I am the type of person who prefers to see the best in everything, including my reading material. I can’t even remember the last time I read something I couldn’t find a single redeeming quality in – until I read Greywycke.
The plot itself is compelling – an aristocratic young woman in Regency England is at the height of her social season, waiting for a marriage proposal from the man she is madly in love with. She is getting ready for a long weekend of parties, fairs, and balls at the estate of her godfather, Greywycke Castle. Soon after her arrival, strange and disturbing occurrences begin to happen, putting her and those she cares about in explicit danger. She will have to rely on her wits, strength, and courage to avert certain disaster.
Except. Lady Kaline is utterly devoid of wits, strength or courage. From every stilted description, she is an empty headed, dull, spineless snob. It says so in the book! In fact, she is encouraged to be insipid. After mentioning that she was never very good in school, her godfather says, “Your brilliance is of another nature. Perfect for a lady of your character and station.” Seriously?

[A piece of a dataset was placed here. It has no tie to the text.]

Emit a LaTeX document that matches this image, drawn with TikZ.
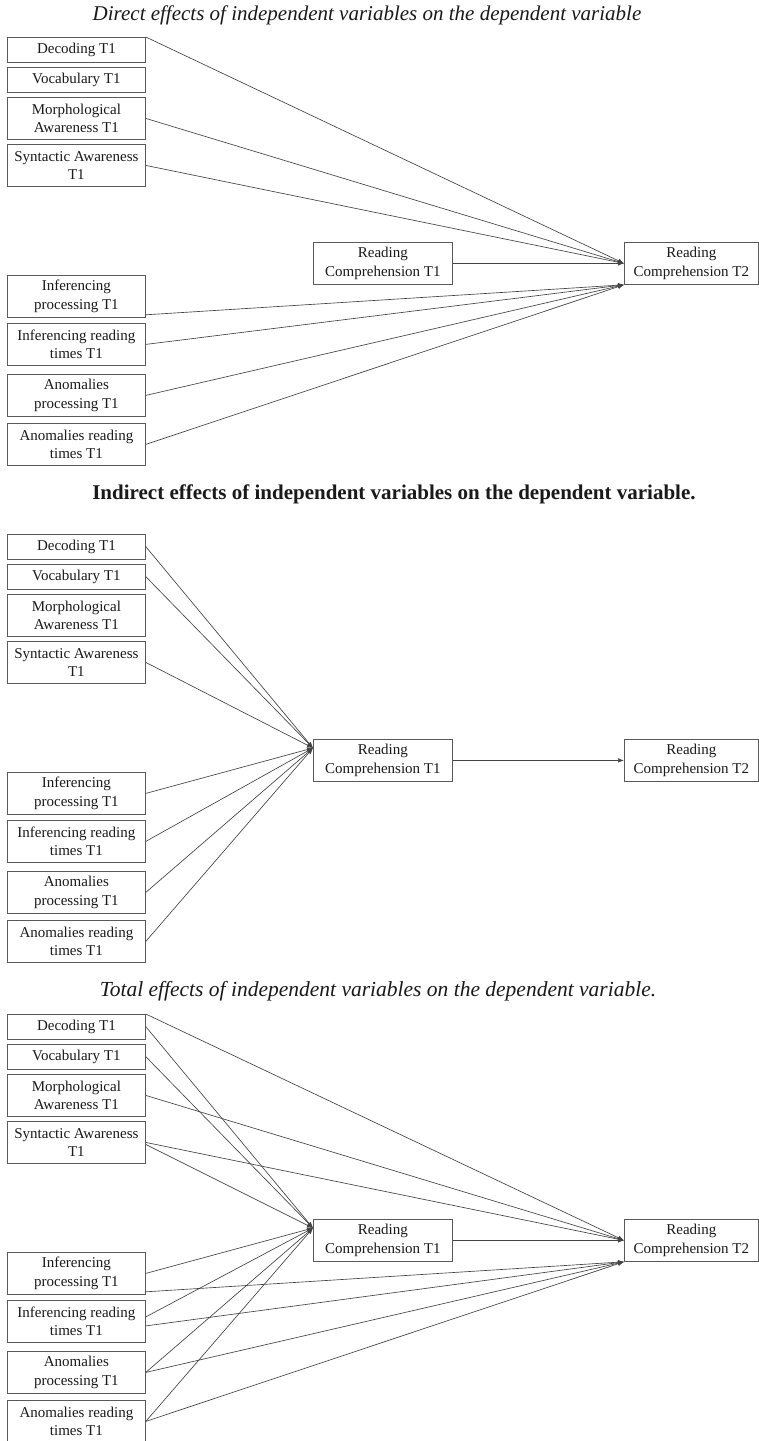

Character, station, duty, aristocracy are continually harped on until you begin to feel that the French Revolution and the guillotine were actually good ideas. There is not a single likable person in the entire book, but then again, I’ve had paper dolls with greater depth than these people. Kaline’s best friend, Nevelyn, is the very epitome of the cliche “with friends like these who needs enemies” and her love interest, Edward, is such a stereotypical rake that you don’t even need neon signage to see where those plot points are heading.
The description is tiresome and repetitive. Mr. Davis is noted as being a student of history, and it is clear he is determined to be exacting in his historical detail, but he strays into overkill territory. Readers don’t need a graphic description of every item, every rug, every ormolu clock in every room. Things happen for no reason, such as a highwayman attack on the trip to Greywycke – which leads me to this irksome point – Kaline has been going to Greywycke for decades and never had been attacked by highwaymen, heard anything eerie there, never seen a ghost, never seen the abandoned keep just walking distance from the castle before. This book had me tearing at my hair so often it’s surprising I’m not bald.
There is precisely one saving grace to this novel. It’s short.